#### Given problem
Repeat only the lines from the line containing "Convert this chart to matplotlib code." through the line containing "panel A font", both included, exactly as they stand.

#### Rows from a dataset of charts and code
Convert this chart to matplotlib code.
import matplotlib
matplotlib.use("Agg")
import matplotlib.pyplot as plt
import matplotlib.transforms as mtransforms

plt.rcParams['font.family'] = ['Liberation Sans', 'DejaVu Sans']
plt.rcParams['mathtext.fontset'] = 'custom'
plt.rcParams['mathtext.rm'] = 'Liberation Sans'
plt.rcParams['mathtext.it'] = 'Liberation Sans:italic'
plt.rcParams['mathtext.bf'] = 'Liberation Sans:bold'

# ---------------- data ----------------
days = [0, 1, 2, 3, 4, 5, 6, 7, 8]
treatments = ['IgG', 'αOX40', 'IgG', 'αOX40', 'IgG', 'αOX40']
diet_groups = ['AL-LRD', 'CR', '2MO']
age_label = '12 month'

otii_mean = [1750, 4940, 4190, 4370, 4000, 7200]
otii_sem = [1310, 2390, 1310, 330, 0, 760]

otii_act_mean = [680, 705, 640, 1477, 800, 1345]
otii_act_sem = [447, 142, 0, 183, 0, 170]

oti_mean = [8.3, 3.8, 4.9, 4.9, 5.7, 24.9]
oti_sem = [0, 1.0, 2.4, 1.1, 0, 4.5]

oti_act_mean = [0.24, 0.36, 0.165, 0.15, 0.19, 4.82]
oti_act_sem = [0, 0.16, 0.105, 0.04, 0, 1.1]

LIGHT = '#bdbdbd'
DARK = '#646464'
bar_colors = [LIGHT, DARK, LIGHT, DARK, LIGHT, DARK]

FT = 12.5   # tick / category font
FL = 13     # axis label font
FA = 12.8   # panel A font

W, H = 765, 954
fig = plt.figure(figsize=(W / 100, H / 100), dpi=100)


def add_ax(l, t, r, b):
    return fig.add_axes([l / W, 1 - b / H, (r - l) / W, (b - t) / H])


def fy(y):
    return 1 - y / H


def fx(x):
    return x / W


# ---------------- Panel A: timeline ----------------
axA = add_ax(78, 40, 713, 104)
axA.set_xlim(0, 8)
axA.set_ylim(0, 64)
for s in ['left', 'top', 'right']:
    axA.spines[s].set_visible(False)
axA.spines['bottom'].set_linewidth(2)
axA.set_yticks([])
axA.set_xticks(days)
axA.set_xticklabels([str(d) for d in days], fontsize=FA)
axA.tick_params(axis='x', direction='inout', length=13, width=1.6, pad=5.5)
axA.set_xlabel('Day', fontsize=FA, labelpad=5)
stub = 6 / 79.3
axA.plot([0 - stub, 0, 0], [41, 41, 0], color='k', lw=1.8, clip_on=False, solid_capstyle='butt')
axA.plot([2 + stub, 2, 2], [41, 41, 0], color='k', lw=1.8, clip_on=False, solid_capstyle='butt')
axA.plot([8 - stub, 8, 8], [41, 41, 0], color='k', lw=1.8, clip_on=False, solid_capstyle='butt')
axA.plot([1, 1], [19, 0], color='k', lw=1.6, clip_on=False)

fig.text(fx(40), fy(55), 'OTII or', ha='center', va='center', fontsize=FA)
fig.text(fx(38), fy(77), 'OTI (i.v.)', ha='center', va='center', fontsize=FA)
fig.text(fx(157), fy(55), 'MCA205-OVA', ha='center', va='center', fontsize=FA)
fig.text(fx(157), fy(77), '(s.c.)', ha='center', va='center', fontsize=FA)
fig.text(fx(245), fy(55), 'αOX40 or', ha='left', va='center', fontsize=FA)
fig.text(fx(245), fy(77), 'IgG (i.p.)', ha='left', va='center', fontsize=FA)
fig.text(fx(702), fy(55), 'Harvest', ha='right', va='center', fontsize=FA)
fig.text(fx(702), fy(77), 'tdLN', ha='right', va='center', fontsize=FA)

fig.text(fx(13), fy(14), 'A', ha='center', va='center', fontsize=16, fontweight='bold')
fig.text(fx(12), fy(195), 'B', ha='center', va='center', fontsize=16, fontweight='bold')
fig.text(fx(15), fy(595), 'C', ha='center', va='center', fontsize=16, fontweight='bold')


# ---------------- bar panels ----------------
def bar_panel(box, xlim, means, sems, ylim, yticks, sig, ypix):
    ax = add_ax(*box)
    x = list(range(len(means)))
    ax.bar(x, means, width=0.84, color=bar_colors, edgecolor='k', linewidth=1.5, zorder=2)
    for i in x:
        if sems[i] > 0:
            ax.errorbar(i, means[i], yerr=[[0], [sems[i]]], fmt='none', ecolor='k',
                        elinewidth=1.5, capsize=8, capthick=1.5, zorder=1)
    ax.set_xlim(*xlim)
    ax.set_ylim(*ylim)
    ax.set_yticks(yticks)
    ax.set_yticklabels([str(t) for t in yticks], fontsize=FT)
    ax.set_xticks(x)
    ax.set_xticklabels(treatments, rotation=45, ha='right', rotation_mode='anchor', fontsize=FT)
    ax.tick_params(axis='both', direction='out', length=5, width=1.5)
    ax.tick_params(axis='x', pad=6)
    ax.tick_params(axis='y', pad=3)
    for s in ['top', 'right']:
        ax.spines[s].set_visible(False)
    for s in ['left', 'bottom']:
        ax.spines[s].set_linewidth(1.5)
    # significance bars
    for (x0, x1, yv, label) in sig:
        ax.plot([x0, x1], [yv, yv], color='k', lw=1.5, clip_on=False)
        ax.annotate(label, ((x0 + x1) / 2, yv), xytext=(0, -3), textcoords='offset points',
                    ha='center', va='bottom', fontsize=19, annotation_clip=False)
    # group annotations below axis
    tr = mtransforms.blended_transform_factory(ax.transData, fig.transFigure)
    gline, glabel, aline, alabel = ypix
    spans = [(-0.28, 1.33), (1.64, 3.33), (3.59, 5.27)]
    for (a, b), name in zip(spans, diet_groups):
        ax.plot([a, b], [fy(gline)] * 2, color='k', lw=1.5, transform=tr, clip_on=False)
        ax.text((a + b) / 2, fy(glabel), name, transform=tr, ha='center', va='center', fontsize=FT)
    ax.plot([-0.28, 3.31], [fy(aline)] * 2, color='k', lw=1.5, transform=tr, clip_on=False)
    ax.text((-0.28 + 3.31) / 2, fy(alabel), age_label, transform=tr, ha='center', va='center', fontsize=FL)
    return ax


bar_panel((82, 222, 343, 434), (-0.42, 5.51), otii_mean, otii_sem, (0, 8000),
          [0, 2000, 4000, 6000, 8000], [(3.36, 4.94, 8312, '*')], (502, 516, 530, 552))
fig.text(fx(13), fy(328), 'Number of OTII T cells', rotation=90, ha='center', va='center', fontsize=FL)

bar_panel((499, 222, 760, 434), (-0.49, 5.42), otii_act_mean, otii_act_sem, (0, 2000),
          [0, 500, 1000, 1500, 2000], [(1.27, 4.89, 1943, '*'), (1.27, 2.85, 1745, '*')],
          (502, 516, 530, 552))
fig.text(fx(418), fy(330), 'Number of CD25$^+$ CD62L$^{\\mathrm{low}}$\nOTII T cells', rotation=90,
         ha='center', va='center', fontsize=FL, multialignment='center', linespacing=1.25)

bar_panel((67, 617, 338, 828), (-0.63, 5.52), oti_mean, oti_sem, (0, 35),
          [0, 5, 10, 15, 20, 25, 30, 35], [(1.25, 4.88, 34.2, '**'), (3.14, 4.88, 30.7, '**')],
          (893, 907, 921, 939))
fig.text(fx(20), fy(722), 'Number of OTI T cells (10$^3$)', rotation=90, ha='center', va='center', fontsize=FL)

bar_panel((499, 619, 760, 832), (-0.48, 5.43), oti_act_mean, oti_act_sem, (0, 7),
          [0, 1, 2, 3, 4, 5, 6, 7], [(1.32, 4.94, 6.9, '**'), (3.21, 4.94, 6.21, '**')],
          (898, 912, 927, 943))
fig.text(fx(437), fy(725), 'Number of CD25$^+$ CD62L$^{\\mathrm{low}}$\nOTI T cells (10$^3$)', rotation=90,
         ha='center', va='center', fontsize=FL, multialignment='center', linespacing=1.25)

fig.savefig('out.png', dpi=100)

---

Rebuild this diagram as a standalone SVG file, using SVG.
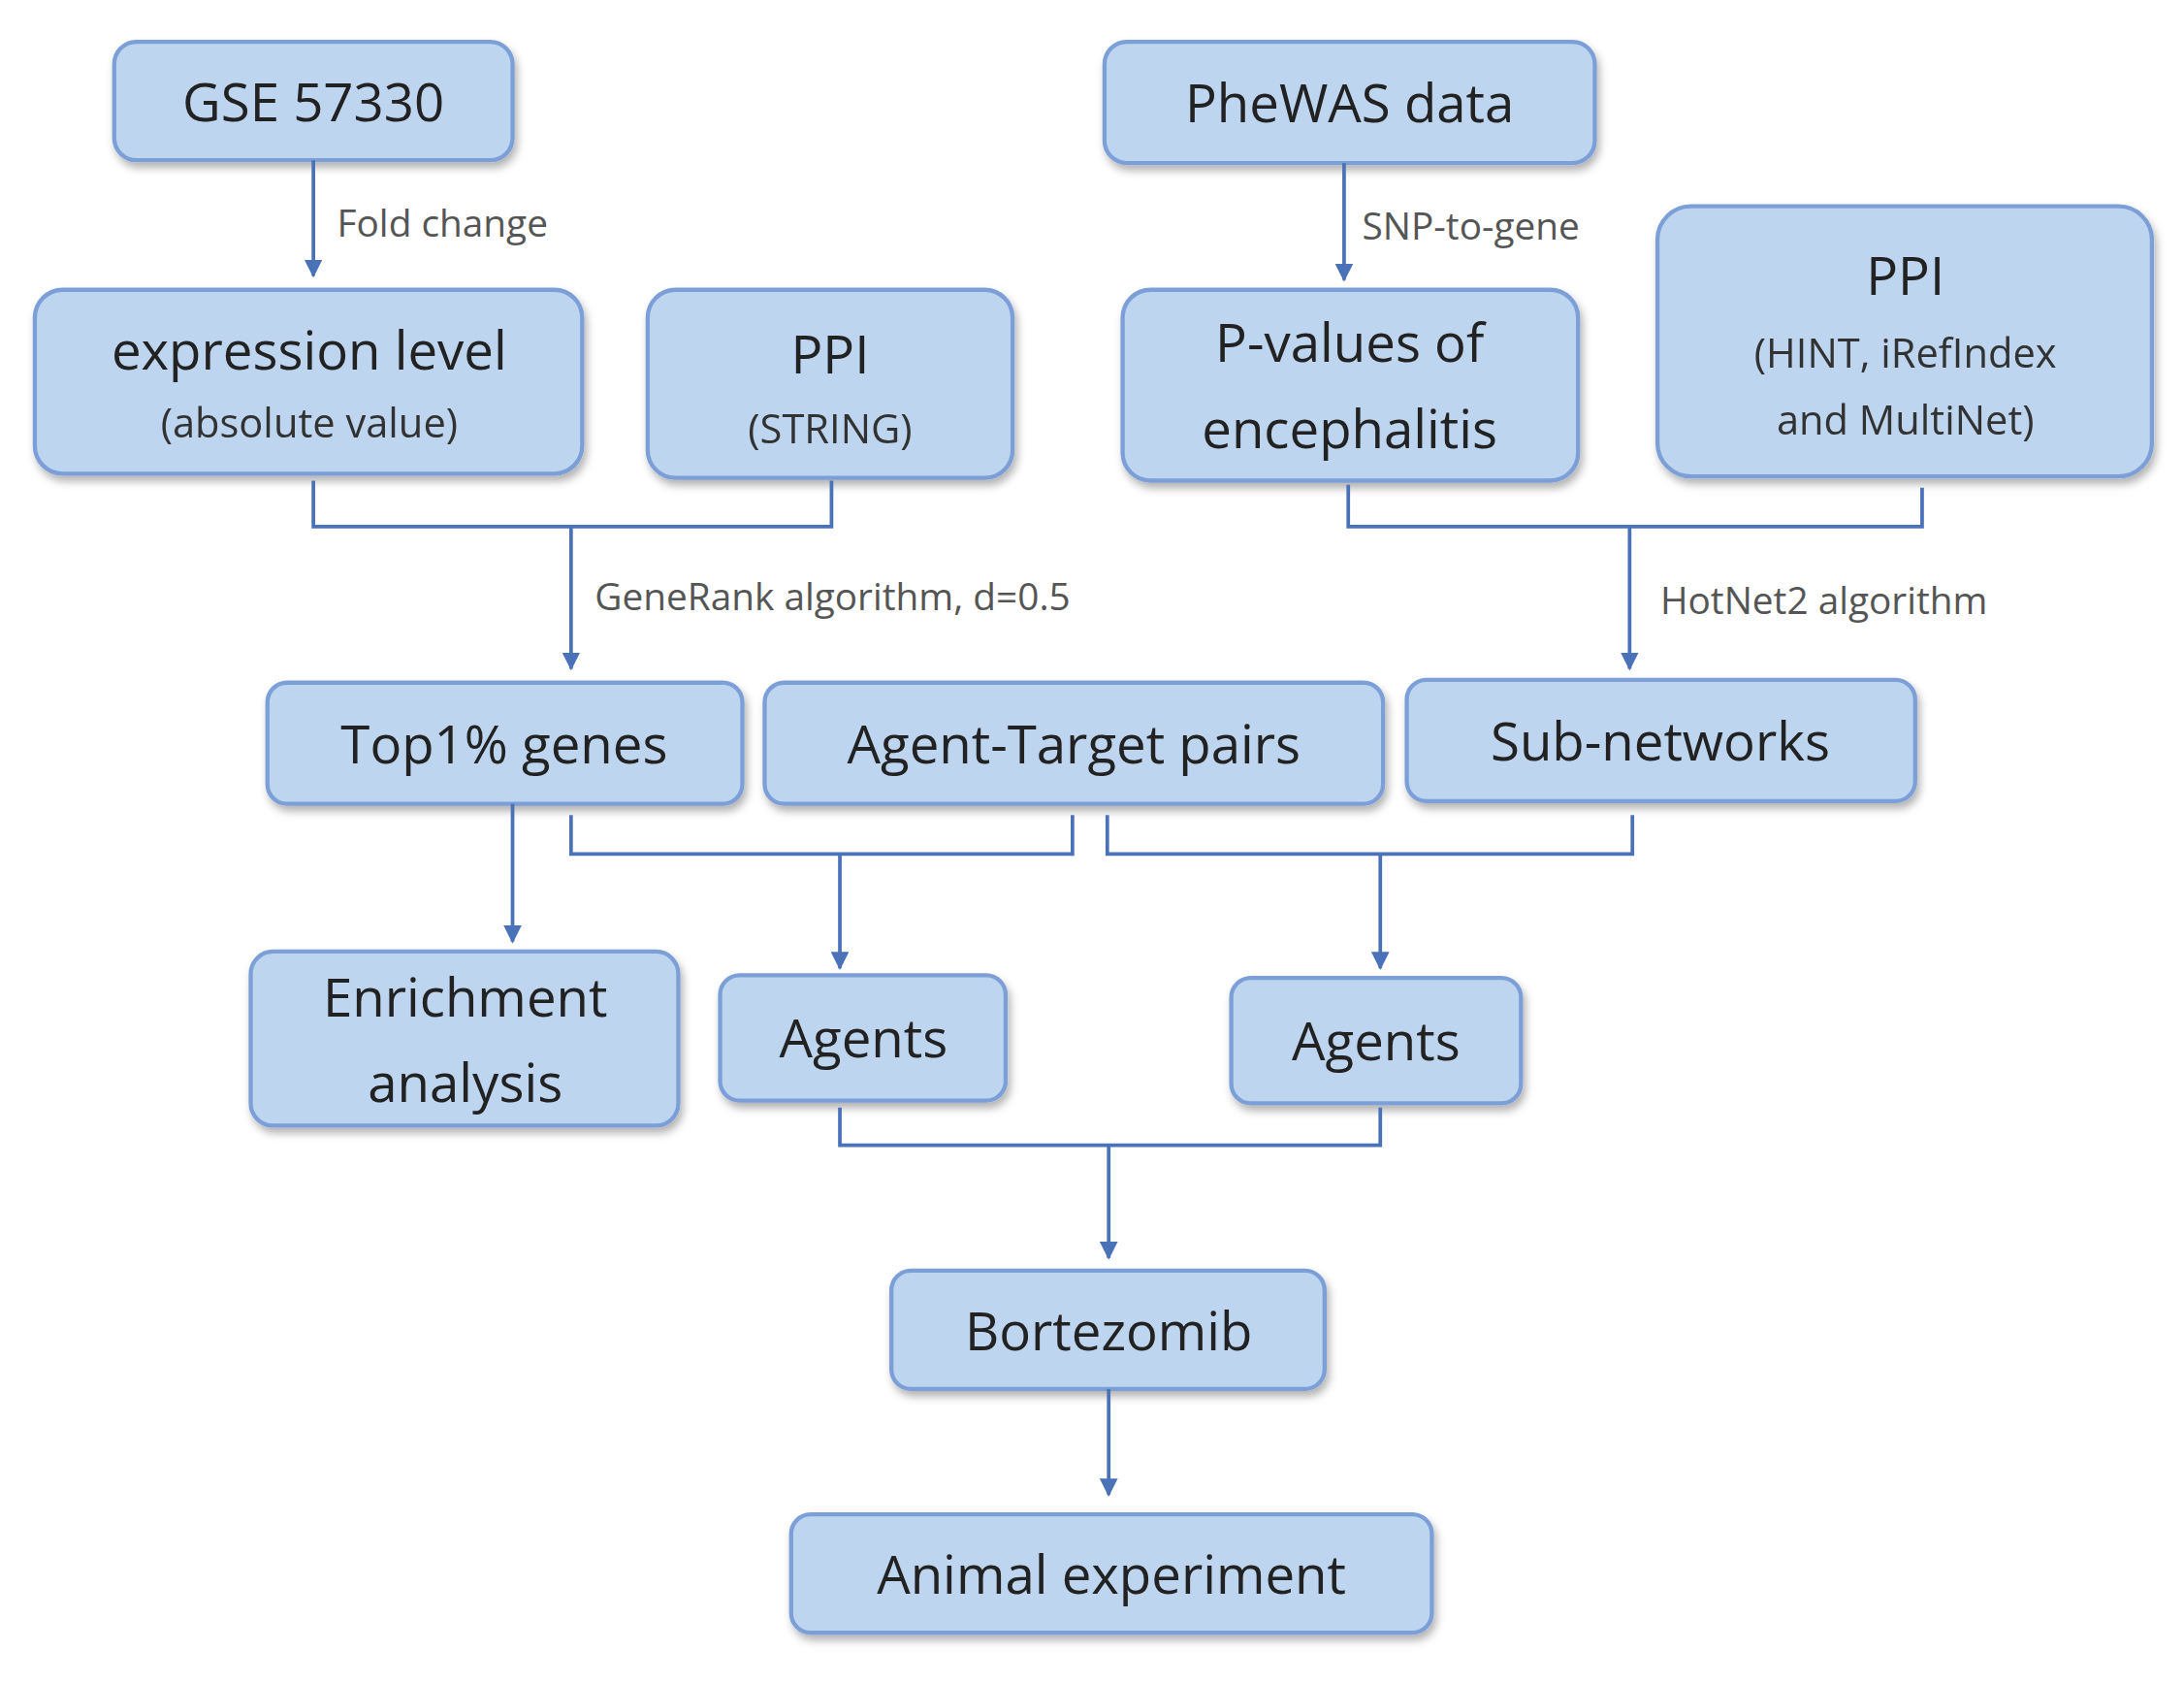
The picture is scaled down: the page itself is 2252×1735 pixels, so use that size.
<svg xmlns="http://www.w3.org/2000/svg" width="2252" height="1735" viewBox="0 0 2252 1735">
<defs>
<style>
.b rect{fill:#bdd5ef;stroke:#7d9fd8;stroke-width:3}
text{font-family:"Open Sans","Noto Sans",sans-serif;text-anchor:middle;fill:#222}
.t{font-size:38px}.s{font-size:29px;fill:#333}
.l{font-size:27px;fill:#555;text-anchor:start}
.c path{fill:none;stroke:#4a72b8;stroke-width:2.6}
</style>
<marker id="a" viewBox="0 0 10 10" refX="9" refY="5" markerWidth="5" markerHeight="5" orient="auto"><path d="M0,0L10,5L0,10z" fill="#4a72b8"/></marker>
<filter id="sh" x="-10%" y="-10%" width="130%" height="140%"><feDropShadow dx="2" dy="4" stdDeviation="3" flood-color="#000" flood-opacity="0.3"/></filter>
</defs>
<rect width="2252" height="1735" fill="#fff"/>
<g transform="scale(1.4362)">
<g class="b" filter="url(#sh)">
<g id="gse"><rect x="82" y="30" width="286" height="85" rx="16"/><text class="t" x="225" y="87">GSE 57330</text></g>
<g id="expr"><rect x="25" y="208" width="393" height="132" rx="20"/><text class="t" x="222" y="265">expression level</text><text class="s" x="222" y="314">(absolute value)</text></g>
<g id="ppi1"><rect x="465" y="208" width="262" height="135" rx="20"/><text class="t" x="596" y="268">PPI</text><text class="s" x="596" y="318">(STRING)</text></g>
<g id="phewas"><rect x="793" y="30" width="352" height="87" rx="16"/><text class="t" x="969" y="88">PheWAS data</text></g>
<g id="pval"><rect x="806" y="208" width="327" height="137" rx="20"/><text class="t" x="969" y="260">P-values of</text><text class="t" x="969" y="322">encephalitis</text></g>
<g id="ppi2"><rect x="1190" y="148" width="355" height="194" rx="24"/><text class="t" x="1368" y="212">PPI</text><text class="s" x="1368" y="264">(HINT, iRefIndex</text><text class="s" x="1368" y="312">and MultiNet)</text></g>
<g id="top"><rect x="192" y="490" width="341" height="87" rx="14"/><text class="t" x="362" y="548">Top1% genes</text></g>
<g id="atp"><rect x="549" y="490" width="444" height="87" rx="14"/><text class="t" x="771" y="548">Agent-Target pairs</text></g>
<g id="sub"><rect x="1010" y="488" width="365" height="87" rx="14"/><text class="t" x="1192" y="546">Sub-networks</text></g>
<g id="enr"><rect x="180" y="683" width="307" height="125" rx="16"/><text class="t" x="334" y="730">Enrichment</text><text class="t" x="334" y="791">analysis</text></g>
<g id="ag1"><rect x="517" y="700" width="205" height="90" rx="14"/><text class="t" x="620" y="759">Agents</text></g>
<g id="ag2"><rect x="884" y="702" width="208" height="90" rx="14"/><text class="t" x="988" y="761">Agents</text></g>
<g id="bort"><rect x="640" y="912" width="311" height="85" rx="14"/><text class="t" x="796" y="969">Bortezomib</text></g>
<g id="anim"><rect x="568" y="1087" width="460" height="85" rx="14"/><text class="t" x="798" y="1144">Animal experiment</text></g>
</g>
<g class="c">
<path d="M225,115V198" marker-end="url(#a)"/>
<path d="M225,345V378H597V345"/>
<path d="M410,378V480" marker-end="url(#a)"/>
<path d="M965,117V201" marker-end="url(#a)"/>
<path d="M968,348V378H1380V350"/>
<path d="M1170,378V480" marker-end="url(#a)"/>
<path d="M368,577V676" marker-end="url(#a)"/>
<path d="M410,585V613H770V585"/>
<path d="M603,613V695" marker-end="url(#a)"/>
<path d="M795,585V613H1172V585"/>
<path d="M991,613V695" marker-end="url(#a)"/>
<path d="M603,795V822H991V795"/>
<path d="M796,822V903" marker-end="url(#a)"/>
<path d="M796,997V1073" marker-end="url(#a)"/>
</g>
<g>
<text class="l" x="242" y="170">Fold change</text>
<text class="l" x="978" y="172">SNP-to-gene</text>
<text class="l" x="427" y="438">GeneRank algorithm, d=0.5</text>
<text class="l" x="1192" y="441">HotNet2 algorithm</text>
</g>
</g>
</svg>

#### Written response
Convert this chart to matplotlib code.
import matplotlib
matplotlib.use("Agg")
import matplotlib.pyplot as plt
import matplotlib.transforms as mtransforms

plt.rcParams['font.family'] = ['Liberation Sans', 'DejaVu Sans']
plt.rcParams['mathtext.fontset'] = 'custom'
plt.rcParams['mathtext.rm'] = 'Liberation Sans'
plt.rcParams['mathtext.it'] = 'Liberation Sans:italic'
plt.rcParams['mathtext.bf'] = 'Liberation Sans:bold'

# ---------------- data ----------------
days = [0, 1, 2, 3, 4, 5, 6, 7, 8]
treatments = ['IgG', 'αOX40', 'IgG', 'αOX40', 'IgG', 'αOX40']
diet_groups = ['AL-LRD', 'CR', '2MO']
age_label = '12 month'

otii_mean = [1750, 4940, 4190, 4370, 4000, 7200]
otii_sem = [1310, 2390, 1310, 330, 0, 760]

otii_act_mean = [680, 705, 640, 1477, 800, 1345]
otii_act_sem = [447, 142, 0, 183, 0, 170]

oti_mean = [8.3, 3.8, 4.9, 4.9, 5.7, 24.9]
oti_sem = [0, 1.0, 2.4, 1.1, 0, 4.5]

oti_act_mean = [0.24, 0.36, 0.165, 0.15, 0.19, 4.82]
oti_act_sem = [0, 0.16, 0.105, 0.04, 0, 1.1]

LIGHT = '#bdbdbd'
DARK = '#646464'
bar_colors = [LIGHT, DARK, LIGHT, DARK, LIGHT, DARK]

FT = 12.5   # tick / category font
FL = 13     # axis label font
FA = 12.8   # panel A font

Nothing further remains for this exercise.